Description of the task
Each line of the material must be repeated precisely, with the pictures left out.

Material provided
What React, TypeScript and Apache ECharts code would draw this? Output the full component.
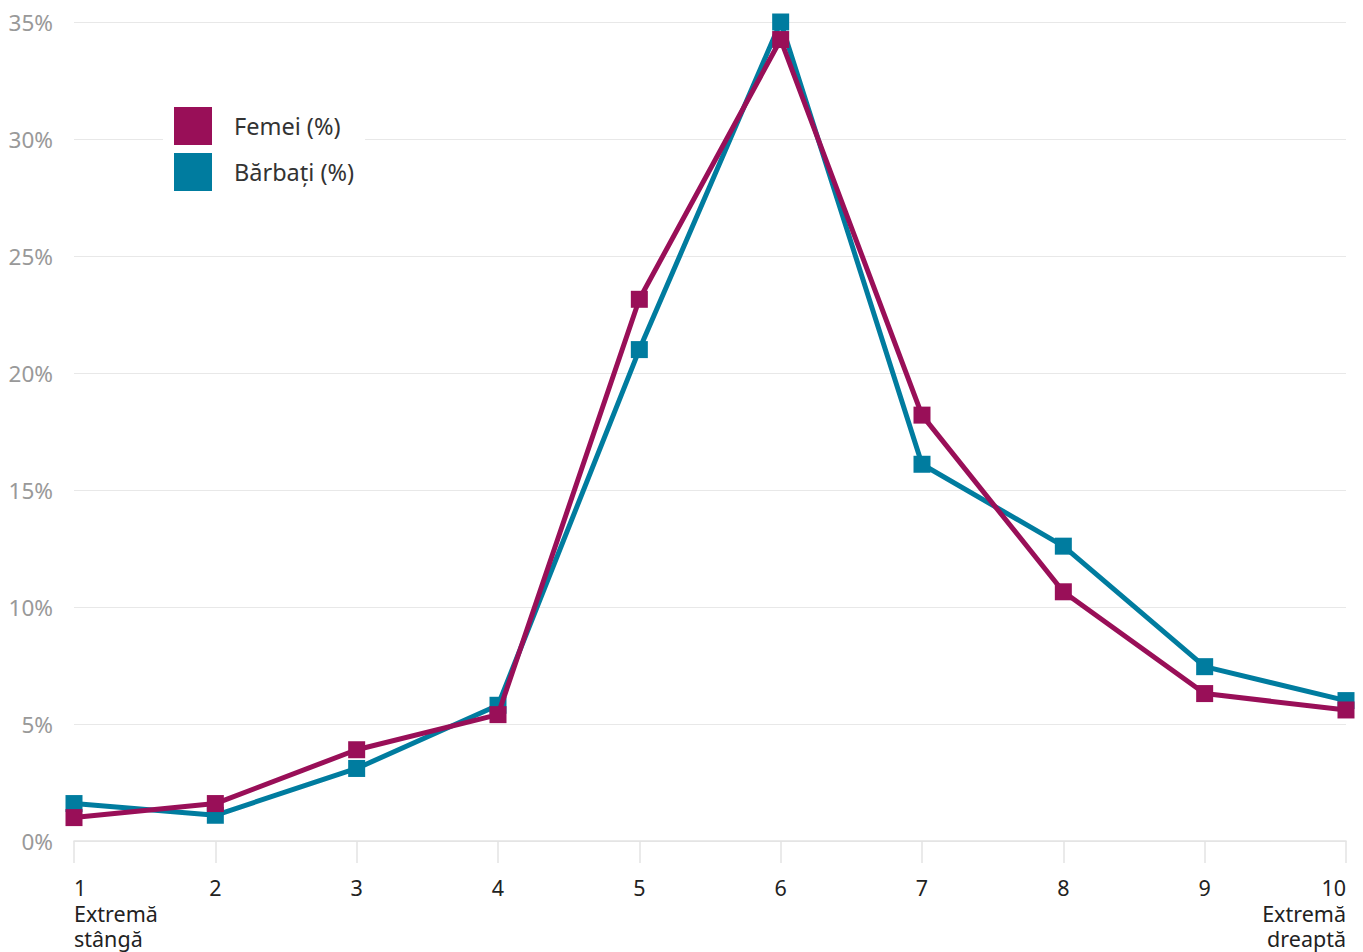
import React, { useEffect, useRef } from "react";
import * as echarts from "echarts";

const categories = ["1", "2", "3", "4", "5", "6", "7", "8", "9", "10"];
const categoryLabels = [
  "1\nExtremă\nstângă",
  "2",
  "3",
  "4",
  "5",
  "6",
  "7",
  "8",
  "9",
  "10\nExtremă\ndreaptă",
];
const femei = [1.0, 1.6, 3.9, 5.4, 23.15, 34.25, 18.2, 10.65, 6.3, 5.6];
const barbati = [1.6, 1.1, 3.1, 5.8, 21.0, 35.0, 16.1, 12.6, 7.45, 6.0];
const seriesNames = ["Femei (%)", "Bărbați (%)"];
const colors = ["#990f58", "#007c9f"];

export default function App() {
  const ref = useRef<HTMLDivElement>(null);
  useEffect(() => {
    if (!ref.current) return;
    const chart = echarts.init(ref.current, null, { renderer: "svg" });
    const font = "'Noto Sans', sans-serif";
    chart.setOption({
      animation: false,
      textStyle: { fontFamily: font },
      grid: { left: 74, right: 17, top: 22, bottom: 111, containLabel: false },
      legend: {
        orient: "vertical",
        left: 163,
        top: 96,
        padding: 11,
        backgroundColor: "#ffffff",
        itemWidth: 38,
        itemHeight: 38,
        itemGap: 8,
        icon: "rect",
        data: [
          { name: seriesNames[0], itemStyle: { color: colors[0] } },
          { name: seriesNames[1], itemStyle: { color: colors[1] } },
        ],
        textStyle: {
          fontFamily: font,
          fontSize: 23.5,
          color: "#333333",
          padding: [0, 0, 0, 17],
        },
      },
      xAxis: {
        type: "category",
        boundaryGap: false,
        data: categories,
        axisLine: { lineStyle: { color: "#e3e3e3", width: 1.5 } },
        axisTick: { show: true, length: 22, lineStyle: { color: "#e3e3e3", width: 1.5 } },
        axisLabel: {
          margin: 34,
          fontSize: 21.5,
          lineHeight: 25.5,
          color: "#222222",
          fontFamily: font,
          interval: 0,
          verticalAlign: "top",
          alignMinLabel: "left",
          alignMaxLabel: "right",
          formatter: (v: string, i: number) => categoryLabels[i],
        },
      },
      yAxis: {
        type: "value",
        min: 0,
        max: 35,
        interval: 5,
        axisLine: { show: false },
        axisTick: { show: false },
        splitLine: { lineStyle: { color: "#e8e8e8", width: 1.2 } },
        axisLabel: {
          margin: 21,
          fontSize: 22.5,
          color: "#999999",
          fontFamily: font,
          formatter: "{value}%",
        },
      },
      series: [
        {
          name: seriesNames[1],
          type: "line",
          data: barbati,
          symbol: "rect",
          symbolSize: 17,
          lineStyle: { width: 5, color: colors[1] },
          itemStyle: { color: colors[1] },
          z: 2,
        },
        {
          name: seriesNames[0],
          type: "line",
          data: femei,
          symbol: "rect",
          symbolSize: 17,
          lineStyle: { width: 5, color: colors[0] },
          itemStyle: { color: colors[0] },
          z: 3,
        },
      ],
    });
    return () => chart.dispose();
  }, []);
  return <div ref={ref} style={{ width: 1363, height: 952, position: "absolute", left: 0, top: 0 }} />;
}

Response to this task
What React, TypeScript and Apache ECharts code would draw this? Output the full component.
import React, { useEffect, useRef } from "react";
import * as echarts from "echarts";

const categories = ["1", "2", "3", "4", "5", "6", "7", "8", "9", "10"];
const categoryLabels = [
  "1\nExtremă\nstângă",
  "2",
  "3",
  "4",
  "5",
  "6",
  "7",
  "8",
  "9",
  "10\nExtremă\ndreaptă",
];
const femei = [1.0, 1.6, 3.9, 5.4, 23.15, 34.25, 18.2, 10.65, 6.3, 5.6];
const barbati = [1.6, 1.1, 3.1, 5.8, 21.0, 35.0, 16.1, 12.6, 7.45, 6.0];
const seriesNames = ["Femei (%)", "Bărbați (%)"];
const colors = ["#990f58", "#007c9f"];

export default function App() {
  const ref = useRef<HTMLDivElement>(null);
  useEffect(() => {
    if (!ref.current) return;
    const chart = echarts.init(ref.current, null, { renderer: "svg" });
    const font = "'Noto Sans', sans-serif";
    chart.setOption({
      animation: false,
      textStyle: { fontFamily: font },
      grid: { left: 74, right: 17, top: 22, bottom: 111, containLabel: false },
      legend: {
        orient: "vertical",
        left: 163,
        top: 96,
        padding: 11,
        backgroundColor: "#ffffff",
        itemWidth: 38,
        itemHeight: 38,
        itemGap: 8,
        icon: "rect",
        data: [
          { name: seriesNames[0], itemStyle: { color: colors[0] } },
          { name: seriesNames[1], itemStyle: { color: colors[1] } },
        ],
        textStyle: {
          fontFamily: font,
          fontSize: 23.5,
          color: "#333333",
          padding: [0, 0, 0, 17],
        },
      },
      xAxis: {
        type: "category",
        boundaryGap: false,
        data: categories,
        axisLine: { lineStyle: { color: "#e3e3e3", width: 1.5 } },
        axisTick: { show: true, length: 22, lineStyle: { color: "#e3e3e3", width: 1.5 } },
        axisLabel: {
          margin: 34,
          fontSize: 21.5,
          lineHeight: 25.5,
          color: "#222222",
          fontFamily: font,
          interval: 0,
          verticalAlign: "top",
          alignMinLabel: "left",
          alignMaxLabel: "right",
          formatter: (v: string, i: number) => categoryLabels[i],
        },
      },
      yAxis: {
        type: "value",
        min: 0,
        max: 35,
        interval: 5,
        axisLine: { show: false },
        axisTick: { show: false },
        splitLine: { lineStyle: { color: "#e8e8e8", width: 1.2 } },
        axisLabel: {
          margin: 21,
          fontSize: 22.5,
          color: "#999999",
          fontFamily: font,
          formatter: "{value}%",
        },
      },
      series: [
        {
          name: seriesNames[1],
          type: "line",
          data: barbati,
          symbol: "rect",
          symbolSize: 17,
          lineStyle: { width: 5, color: colors[1] },
          itemStyle: { color: colors[1] },
          z: 2,
        },
        {
          name: seriesNames[0],
          type: "line",
          data: femei,
          symbol: "rect",
          symbolSize: 17,
          lineStyle: { width: 5, color: colors[0] },
          itemStyle: { color: colors[0] },
          z: 3,
        },
      ],
    });
    return () => chart.dispose();
  }, []);
  return <div ref={ref} style={{ width: 1363, height: 952, position: "absolute", left: 0, top: 0 }} />;
}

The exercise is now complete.